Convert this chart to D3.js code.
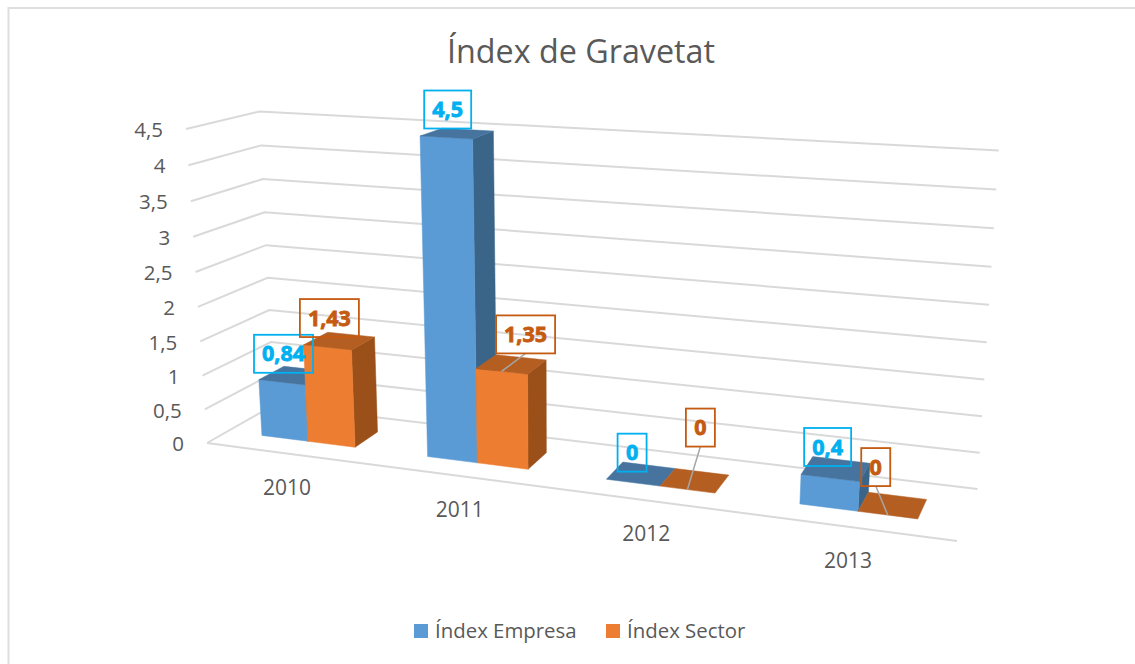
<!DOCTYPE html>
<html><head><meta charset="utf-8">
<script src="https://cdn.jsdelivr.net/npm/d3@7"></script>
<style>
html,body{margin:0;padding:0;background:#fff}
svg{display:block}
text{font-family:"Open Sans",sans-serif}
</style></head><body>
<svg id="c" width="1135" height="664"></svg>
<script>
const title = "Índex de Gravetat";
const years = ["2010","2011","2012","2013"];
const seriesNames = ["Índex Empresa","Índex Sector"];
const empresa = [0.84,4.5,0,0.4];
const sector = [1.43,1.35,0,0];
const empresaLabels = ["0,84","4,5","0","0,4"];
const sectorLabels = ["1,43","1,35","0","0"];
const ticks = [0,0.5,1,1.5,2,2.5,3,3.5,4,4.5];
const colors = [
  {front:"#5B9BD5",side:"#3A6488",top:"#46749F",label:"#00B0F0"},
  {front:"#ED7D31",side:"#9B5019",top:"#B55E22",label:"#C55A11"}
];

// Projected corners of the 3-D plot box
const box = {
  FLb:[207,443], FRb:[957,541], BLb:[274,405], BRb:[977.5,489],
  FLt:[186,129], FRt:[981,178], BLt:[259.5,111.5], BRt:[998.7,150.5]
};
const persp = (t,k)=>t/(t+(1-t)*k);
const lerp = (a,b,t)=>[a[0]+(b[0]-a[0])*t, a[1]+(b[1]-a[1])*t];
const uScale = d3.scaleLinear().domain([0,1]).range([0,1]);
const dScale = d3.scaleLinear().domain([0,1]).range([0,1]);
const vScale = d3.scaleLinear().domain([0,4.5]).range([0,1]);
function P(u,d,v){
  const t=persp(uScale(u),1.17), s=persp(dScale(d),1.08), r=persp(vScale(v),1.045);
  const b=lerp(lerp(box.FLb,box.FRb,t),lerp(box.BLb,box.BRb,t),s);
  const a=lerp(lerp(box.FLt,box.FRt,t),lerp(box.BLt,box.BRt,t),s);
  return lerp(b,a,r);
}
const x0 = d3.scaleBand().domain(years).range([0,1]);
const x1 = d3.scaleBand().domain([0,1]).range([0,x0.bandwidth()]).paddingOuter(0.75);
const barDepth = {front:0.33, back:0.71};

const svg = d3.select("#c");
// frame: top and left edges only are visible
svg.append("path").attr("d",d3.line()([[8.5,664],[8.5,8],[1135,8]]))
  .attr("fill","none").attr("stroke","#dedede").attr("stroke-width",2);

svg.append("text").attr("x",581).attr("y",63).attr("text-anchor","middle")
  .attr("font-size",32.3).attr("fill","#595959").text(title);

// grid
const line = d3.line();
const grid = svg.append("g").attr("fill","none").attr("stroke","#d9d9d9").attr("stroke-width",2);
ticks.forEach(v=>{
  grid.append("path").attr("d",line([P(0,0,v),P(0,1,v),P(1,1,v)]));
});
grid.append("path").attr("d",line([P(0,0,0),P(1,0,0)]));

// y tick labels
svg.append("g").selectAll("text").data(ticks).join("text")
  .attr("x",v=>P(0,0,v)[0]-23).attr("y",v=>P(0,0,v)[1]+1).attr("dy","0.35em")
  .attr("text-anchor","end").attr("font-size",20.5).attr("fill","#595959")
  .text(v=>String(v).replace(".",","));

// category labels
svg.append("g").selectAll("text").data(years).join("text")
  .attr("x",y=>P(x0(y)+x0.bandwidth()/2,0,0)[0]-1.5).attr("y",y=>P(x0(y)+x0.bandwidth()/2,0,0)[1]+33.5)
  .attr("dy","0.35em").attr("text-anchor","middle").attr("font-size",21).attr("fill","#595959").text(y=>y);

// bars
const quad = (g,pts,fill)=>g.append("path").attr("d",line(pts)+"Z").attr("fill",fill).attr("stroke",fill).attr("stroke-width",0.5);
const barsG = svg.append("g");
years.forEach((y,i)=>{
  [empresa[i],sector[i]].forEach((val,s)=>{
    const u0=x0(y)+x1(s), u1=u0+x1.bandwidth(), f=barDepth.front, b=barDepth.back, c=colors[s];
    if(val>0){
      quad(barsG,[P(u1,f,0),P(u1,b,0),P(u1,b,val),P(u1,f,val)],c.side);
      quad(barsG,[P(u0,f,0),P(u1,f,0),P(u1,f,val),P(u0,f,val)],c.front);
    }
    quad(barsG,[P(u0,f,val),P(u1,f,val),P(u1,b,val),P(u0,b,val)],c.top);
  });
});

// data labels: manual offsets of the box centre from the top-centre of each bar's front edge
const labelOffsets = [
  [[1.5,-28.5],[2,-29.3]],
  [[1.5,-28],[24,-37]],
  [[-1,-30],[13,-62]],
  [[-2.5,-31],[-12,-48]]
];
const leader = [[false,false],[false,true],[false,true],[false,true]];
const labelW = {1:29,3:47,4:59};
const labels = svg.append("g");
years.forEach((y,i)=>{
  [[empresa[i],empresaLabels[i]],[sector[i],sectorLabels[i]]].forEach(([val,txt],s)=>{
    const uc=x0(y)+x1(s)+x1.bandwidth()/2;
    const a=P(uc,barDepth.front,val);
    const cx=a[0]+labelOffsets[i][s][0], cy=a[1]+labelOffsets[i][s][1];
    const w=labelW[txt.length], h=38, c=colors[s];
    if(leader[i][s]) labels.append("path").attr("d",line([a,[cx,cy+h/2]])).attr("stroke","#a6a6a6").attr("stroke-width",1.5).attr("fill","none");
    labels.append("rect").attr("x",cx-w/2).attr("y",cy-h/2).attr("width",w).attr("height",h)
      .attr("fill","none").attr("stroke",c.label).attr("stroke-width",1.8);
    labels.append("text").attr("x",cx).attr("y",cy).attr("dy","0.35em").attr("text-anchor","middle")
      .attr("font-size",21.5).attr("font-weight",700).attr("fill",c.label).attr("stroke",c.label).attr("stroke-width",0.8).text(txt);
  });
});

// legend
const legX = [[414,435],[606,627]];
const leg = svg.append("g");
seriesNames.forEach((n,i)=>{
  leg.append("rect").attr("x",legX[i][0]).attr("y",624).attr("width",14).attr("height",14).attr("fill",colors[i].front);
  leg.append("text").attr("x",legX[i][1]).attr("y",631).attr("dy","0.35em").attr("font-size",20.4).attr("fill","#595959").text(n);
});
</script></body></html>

TASK PROMPT
Reproduce the full listing above verbatim, with no pictures included.

OUTPUT OF THE TASK
Convert this chart to D3.js code.
<!DOCTYPE html>
<html><head><meta charset="utf-8">
<script src="https://cdn.jsdelivr.net/npm/d3@7"></script>
<style>
html,body{margin:0;padding:0;background:#fff}
svg{display:block}
text{font-family:"Open Sans",sans-serif}
</style></head><body>
<svg id="c" width="1135" height="664"></svg>
<script>
const title = "Índex de Gravetat";
const years = ["2010","2011","2012","2013"];
const seriesNames = ["Índex Empresa","Índex Sector"];
const empresa = [0.84,4.5,0,0.4];
const sector = [1.43,1.35,0,0];
const empresaLabels = ["0,84","4,5","0","0,4"];
const sectorLabels = ["1,43","1,35","0","0"];
const ticks = [0,0.5,1,1.5,2,2.5,3,3.5,4,4.5];
const colors = [
  {front:"#5B9BD5",side:"#3A6488",top:"#46749F",label:"#00B0F0"},
  {front:"#ED7D31",side:"#9B5019",top:"#B55E22",label:"#C55A11"}
];

// Projected corners of the 3-D plot box
const box = {
  FLb:[207,443], FRb:[957,541], BLb:[274,405], BRb:[977.5,489],
  FLt:[186,129], FRt:[981,178], BLt:[259.5,111.5], BRt:[998.7,150.5]
};
const persp = (t,k)=>t/(t+(1-t)*k);
const lerp = (a,b,t)=>[a[0]+(b[0]-a[0])*t, a[1]+(b[1]-a[1])*t];
const uScale = d3.scaleLinear().domain([0,1]).range([0,1]);
const dScale = d3.scaleLinear().domain([0,1]).range([0,1]);
const vScale = d3.scaleLinear().domain([0,4.5]).range([0,1]);
function P(u,d,v){
  const t=persp(uScale(u),1.17), s=persp(dScale(d),1.08), r=persp(vScale(v),1.045);
  const b=lerp(lerp(box.FLb,box.FRb,t),lerp(box.BLb,box.BRb,t),s);
  const a=lerp(lerp(box.FLt,box.FRt,t),lerp(box.BLt,box.BRt,t),s);
  return lerp(b,a,r);
}
const x0 = d3.scaleBand().domain(years).range([0,1]);
const x1 = d3.scaleBand().domain([0,1]).range([0,x0.bandwidth()]).paddingOuter(0.75);
const barDepth = {front:0.33, back:0.71};

const svg = d3.select("#c");
// frame: top and left edges only are visible
svg.append("path").attr("d",d3.line()([[8.5,664],[8.5,8],[1135,8]]))
  .attr("fill","none").attr("stroke","#dedede").attr("stroke-width",2);

svg.append("text").attr("x",581).attr("y",63).attr("text-anchor","middle")
  .attr("font-size",32.3).attr("fill","#595959").text(title);

// grid
const line = d3.line();
const grid = svg.append("g").attr("fill","none").attr("stroke","#d9d9d9").attr("stroke-width",2);
ticks.forEach(v=>{
  grid.append("path").attr("d",line([P(0,0,v),P(0,1,v),P(1,1,v)]));
});
grid.append("path").attr("d",line([P(0,0,0),P(1,0,0)]));

// y tick labels
svg.append("g").selectAll("text").data(ticks).join("text")
  .attr("x",v=>P(0,0,v)[0]-23).attr("y",v=>P(0,0,v)[1]+1).attr("dy","0.35em")
  .attr("text-anchor","end").attr("font-size",20.5).attr("fill","#595959")
  .text(v=>String(v).replace(".",","));

// category labels
svg.append("g").selectAll("text").data(years).join("text")
  .attr("x",y=>P(x0(y)+x0.bandwidth()/2,0,0)[0]-1.5).attr("y",y=>P(x0(y)+x0.bandwidth()/2,0,0)[1]+33.5)
  .attr("dy","0.35em").attr("text-anchor","middle").attr("font-size",21).attr("fill","#595959").text(y=>y);

// bars
const quad = (g,pts,fill)=>g.append("path").attr("d",line(pts)+"Z").attr("fill",fill).attr("stroke",fill).attr("stroke-width",0.5);
const barsG = svg.append("g");
years.forEach((y,i)=>{
  [empresa[i],sector[i]].forEach((val,s)=>{
    const u0=x0(y)+x1(s), u1=u0+x1.bandwidth(), f=barDepth.front, b=barDepth.back, c=colors[s];
    if(val>0){
      quad(barsG,[P(u1,f,0),P(u1,b,0),P(u1,b,val),P(u1,f,val)],c.side);
      quad(barsG,[P(u0,f,0),P(u1,f,0),P(u1,f,val),P(u0,f,val)],c.front);
    }
    quad(barsG,[P(u0,f,val),P(u1,f,val),P(u1,b,val),P(u0,b,val)],c.top);
  });
});

// data labels: manual offsets of the box centre from the top-centre of each bar's front edge
const labelOffsets = [
  [[1.5,-28.5],[2,-29.3]],
  [[1.5,-28],[24,-37]],
  [[-1,-30],[13,-62]],
  [[-2.5,-31],[-12,-48]]
];
const leader = [[false,false],[false,true],[false,true],[false,true]];
const labelW = {1:29,3:47,4:59};
const labels = svg.append("g");
years.forEach((y,i)=>{
  [[empresa[i],empresaLabels[i]],[sector[i],sectorLabels[i]]].forEach(([val,txt],s)=>{
    const uc=x0(y)+x1(s)+x1.bandwidth()/2;
    const a=P(uc,barDepth.front,val);
    const cx=a[0]+labelOffsets[i][s][0], cy=a[1]+labelOffsets[i][s][1];
    const w=labelW[txt.length], h=38, c=colors[s];
    if(leader[i][s]) labels.append("path").attr("d",line([a,[cx,cy+h/2]])).attr("stroke","#a6a6a6").attr("stroke-width",1.5).attr("fill","none");
    labels.append("rect").attr("x",cx-w/2).attr("y",cy-h/2).attr("width",w).attr("height",h)
      .attr("fill","none").attr("stroke",c.label).attr("stroke-width",1.8);
    labels.append("text").attr("x",cx).attr("y",cy).attr("dy","0.35em").attr("text-anchor","middle")
      .attr("font-size",21.5).attr("font-weight",700).attr("fill",c.label).attr("stroke",c.label).attr("stroke-width",0.8).text(txt);
  });
});

// legend
const legX = [[414,435],[606,627]];
const leg = svg.append("g");
seriesNames.forEach((n,i)=>{
  leg.append("rect").attr("x",legX[i][0]).attr("y",624).attr("width",14).attr("height",14).attr("fill",colors[i].front);
  leg.append("text").attr("x",legX[i][1]).attr("y",631).attr("dy","0.35em").attr("font-size",20.4).attr("fill","#595959").text(n);
});
</script></body></html>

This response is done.